Trump’s statement in support of nuclear reductions are notable for other reasons. As former U.S. assistant secretary of state and ACA’s Board Chair Tom Countryman wrote in December: “Within the United States, the political impulse of many Republican national security leaders remains to expand rather than constrain the U.S. nuclear arsenal. Actors who are likely to have influence in the new administration already are pushing for new weapon types, a much larger nuclear weapons budget, and perhaps even the resumption of nuclear explosive testing.”
“Yet, there is no serious analysis suggesting that either side would thus enhance deterrence of the other or improve its own national security,” Countryman wrote.
“A deal that would keep Russian and U.S. strategic nuclear arsenals at or below current levels would also give Trump new diplomatic leverage to curb the buildup of China’s arsenal, which is now estimated to total 600 nuclear warheads, and includes those assigned to around 400 long-range missiles,” Kimball suggested.
“While Russia and the United States agree to cap their strategic deployed nuclear arsenals and work to negotiate a new nuclear arms reduction framework, Trump, along with other global leaders, could press his counterparts in China, France, and the United Kingdom to freeze the overall size of their nuclear arsenals and negotiate a ban on fissile material production for weapons,” Kimball proposed.

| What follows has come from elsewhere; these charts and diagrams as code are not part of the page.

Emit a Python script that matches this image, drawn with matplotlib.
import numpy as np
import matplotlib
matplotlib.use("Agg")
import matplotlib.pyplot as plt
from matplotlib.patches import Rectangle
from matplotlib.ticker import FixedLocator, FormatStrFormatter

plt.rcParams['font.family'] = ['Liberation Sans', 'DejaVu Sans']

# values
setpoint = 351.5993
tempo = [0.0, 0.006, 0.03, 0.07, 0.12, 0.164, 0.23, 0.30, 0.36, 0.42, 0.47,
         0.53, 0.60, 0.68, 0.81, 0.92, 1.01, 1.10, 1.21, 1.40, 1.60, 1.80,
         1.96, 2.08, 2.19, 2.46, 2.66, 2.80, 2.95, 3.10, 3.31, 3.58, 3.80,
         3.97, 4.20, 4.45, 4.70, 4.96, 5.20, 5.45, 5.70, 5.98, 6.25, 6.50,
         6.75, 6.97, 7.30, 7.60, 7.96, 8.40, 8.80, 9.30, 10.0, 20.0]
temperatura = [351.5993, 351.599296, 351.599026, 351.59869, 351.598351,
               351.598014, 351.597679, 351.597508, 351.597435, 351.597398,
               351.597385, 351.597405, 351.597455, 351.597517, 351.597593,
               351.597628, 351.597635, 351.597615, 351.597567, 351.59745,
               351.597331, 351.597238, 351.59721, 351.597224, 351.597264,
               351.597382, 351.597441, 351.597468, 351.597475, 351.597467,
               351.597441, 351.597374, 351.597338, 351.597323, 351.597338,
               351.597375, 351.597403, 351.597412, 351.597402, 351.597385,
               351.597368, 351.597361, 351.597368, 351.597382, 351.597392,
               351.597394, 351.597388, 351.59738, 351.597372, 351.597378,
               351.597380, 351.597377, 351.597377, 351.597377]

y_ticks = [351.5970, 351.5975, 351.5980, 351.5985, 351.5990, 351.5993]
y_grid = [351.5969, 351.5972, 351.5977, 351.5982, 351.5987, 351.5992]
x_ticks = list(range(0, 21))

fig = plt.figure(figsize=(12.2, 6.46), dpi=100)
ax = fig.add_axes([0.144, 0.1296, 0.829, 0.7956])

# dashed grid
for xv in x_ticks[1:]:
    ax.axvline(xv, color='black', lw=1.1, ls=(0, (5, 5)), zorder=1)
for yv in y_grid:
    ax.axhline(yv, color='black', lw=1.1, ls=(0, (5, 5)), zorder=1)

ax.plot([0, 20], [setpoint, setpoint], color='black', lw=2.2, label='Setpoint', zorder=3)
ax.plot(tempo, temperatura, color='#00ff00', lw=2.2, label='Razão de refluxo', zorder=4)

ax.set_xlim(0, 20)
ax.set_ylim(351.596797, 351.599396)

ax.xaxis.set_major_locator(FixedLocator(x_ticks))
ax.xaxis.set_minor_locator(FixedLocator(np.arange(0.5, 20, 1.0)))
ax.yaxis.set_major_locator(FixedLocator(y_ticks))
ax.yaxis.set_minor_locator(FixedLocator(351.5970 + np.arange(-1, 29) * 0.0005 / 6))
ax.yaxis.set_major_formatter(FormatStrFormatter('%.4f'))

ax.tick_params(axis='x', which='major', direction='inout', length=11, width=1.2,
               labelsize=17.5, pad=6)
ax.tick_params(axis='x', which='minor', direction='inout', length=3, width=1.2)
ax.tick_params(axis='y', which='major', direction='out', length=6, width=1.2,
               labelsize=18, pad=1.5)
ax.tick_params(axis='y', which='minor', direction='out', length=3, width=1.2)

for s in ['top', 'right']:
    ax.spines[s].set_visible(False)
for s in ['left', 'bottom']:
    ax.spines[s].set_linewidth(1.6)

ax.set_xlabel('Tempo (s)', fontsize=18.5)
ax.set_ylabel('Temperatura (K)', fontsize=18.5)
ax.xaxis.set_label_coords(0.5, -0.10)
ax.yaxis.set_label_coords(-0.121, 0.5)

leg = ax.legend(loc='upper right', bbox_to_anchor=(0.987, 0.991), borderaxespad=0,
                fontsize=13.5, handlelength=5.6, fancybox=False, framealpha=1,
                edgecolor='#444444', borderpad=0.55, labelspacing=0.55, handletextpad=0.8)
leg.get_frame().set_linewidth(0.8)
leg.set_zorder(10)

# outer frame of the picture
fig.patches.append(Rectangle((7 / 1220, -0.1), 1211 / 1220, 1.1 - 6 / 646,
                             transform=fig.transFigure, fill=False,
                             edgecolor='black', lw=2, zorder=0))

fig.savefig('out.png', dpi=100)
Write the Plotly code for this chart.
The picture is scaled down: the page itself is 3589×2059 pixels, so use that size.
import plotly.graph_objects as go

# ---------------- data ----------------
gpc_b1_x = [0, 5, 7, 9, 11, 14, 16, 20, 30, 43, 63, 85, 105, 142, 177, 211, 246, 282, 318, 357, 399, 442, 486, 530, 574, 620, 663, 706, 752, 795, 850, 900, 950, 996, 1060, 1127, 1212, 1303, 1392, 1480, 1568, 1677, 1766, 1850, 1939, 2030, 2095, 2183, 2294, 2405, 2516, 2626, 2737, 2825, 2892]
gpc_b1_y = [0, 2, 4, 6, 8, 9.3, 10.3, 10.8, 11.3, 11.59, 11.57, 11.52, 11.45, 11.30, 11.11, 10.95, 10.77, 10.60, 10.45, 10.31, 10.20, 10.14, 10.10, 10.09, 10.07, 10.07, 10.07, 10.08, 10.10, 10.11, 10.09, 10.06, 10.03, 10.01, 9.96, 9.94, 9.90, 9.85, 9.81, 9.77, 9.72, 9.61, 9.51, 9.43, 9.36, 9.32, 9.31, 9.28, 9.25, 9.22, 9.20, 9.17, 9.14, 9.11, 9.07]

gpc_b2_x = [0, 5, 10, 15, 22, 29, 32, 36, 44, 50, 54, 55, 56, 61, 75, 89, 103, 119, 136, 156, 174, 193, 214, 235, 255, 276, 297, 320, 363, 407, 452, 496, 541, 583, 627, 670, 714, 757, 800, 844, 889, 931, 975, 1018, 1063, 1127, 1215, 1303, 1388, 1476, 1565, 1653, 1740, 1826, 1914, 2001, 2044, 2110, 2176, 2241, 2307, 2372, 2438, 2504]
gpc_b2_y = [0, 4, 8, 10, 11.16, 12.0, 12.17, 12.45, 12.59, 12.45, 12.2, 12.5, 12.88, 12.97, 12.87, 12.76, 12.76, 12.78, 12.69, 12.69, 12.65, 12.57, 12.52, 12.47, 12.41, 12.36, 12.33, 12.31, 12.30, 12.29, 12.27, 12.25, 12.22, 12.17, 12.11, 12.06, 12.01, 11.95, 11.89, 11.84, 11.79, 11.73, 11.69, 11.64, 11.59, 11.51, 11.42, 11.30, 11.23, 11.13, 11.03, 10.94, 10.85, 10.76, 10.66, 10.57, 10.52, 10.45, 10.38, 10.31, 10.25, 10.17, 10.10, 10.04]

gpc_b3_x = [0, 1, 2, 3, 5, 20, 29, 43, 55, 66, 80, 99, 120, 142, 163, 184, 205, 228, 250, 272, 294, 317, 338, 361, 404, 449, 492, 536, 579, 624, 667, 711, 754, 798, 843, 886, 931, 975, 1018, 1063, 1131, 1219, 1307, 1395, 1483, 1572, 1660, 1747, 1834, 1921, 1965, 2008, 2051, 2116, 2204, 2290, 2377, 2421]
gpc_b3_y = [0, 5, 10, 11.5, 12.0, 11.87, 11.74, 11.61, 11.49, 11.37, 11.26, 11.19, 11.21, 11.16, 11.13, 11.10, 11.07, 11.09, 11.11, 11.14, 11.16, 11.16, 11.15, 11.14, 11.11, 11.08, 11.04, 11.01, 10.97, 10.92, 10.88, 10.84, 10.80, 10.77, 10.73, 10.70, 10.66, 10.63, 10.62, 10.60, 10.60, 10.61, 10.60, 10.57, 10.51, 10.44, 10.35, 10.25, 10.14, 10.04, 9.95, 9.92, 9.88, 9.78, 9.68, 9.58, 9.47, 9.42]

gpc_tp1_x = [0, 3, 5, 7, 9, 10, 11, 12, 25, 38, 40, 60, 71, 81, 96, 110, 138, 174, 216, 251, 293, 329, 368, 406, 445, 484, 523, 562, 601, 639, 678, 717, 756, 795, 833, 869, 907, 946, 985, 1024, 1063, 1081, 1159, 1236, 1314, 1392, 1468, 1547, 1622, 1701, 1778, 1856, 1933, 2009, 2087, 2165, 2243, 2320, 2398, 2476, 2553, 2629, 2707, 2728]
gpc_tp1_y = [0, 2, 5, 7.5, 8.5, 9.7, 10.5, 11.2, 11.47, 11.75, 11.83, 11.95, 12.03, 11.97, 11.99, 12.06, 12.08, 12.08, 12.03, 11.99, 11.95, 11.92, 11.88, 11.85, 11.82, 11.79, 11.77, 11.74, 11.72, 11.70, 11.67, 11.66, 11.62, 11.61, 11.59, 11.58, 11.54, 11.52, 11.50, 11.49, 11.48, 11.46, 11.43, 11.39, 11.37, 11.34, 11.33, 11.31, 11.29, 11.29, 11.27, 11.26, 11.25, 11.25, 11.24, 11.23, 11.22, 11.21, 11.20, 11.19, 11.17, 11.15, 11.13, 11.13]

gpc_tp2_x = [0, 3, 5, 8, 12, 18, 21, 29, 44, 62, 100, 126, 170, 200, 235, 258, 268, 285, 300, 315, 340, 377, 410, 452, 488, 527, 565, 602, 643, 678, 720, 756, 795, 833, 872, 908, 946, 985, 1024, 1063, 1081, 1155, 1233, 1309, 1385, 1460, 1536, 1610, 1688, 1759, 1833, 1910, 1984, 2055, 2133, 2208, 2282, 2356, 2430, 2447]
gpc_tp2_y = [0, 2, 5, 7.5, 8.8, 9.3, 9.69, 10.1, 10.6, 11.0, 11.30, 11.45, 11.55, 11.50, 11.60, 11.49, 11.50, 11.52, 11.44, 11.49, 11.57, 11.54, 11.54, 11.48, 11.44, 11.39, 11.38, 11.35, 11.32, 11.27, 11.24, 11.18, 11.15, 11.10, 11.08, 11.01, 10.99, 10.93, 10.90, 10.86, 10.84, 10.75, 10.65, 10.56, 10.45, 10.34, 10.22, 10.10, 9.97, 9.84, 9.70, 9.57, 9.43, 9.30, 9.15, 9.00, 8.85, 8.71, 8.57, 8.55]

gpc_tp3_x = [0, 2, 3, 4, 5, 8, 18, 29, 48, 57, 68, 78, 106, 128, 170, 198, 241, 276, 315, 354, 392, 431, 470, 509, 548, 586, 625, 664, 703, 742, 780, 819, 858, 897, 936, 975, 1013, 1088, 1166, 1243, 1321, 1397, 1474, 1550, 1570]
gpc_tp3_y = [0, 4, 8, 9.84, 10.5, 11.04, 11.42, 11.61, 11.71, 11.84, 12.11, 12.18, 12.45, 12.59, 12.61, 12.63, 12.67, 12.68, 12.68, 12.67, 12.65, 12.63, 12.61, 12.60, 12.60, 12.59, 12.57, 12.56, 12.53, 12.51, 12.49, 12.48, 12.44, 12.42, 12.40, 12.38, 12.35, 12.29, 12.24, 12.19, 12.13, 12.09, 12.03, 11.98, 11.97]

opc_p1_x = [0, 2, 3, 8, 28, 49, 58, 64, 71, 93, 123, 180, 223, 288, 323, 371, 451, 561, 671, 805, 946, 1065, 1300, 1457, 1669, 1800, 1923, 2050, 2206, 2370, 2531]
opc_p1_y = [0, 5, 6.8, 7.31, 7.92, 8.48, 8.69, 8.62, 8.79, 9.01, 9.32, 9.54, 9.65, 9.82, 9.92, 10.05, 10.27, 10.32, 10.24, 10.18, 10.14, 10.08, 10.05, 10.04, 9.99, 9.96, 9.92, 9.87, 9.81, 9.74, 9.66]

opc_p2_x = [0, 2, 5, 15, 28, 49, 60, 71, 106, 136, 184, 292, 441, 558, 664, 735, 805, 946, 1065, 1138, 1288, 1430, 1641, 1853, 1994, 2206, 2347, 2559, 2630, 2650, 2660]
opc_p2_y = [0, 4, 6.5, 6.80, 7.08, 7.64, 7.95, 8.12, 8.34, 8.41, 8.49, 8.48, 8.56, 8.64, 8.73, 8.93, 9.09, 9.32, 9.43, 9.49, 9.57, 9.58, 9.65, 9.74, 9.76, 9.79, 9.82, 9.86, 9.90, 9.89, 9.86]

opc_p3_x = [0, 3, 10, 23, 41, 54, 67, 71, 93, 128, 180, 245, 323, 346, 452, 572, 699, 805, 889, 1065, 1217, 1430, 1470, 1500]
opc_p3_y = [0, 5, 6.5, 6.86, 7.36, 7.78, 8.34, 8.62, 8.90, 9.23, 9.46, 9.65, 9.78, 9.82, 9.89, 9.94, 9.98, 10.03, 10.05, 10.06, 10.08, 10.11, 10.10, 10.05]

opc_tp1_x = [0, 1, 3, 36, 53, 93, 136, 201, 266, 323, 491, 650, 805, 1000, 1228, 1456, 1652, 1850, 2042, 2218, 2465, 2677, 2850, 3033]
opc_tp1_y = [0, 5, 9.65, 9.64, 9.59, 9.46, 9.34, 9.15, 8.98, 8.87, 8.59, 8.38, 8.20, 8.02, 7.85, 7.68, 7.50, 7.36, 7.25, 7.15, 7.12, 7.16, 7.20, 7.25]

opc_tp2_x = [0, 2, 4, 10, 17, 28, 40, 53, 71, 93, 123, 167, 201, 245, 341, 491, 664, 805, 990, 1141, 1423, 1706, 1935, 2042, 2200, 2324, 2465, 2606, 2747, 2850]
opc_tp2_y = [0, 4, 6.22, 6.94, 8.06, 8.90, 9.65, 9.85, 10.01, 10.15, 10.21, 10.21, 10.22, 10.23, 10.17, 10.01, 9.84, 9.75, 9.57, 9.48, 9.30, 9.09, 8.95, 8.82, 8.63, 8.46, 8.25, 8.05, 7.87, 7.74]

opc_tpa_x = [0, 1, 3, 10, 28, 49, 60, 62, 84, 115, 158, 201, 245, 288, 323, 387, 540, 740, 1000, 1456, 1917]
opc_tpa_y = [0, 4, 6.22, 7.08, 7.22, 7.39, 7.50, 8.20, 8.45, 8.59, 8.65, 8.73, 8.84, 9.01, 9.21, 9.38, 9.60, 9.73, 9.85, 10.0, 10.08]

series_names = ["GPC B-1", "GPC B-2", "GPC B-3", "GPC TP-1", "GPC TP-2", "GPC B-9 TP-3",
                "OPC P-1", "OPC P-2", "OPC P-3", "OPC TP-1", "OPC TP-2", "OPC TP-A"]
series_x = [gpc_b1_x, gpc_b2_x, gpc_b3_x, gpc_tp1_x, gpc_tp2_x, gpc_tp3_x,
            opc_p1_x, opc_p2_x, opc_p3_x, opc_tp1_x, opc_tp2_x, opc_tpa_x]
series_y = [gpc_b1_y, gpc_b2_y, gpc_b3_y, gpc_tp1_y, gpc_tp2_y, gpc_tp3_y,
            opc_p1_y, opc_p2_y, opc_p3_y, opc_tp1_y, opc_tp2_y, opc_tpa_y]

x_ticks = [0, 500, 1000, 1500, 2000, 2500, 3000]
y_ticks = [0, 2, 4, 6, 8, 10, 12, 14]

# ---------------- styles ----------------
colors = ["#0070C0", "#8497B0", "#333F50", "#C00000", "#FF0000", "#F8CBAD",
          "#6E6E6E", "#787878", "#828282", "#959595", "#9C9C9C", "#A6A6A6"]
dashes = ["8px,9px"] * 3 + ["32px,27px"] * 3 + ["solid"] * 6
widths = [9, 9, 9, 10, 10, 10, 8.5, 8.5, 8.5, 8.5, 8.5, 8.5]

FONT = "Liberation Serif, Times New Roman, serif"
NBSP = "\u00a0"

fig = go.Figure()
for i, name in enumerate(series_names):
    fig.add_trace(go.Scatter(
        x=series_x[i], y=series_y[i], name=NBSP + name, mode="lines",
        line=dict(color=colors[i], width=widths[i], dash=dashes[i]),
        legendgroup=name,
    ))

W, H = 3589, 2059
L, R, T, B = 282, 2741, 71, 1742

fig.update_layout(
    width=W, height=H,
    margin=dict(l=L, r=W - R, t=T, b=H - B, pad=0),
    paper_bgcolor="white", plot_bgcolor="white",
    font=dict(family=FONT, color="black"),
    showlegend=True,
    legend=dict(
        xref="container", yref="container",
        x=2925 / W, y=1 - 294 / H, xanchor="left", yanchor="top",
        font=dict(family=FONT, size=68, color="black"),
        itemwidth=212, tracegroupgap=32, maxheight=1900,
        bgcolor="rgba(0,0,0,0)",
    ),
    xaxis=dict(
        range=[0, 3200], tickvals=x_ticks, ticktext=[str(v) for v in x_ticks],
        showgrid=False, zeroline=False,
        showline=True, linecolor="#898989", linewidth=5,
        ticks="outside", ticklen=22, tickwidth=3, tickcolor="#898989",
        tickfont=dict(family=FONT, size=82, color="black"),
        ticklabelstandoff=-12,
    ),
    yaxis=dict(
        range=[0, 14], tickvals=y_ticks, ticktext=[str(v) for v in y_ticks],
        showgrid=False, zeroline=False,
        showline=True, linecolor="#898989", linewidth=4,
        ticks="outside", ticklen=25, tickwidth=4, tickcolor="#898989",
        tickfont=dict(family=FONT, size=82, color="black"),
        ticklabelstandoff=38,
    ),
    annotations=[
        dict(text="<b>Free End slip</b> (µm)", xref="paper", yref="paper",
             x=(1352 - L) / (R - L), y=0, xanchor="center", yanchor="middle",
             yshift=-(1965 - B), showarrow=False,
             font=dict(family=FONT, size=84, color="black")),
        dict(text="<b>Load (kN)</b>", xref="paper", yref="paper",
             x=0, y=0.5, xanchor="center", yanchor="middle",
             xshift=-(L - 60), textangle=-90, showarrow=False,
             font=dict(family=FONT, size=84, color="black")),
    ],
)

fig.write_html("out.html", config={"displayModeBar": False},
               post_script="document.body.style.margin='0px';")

“Halting the cycle of spiraling nuclear tensions is in every nation’s interest and is every nation’s obligation,” Kimball said. Under Article VI of the nuclear Nonproliferation Treaty (NPT), Russia and the United States, along with China, France, and the United Kingdom, are legally obligated to “pursue negotiations in good faith on effective measures relating to cessation of the nuclear arms race at an early date and to nuclear disarmament.”
“We urge President Trump to rise to the occasion and follow through with meaningful nuclear arms control and disarmament diplomacy with Russia, and separately with China,” Kimball said.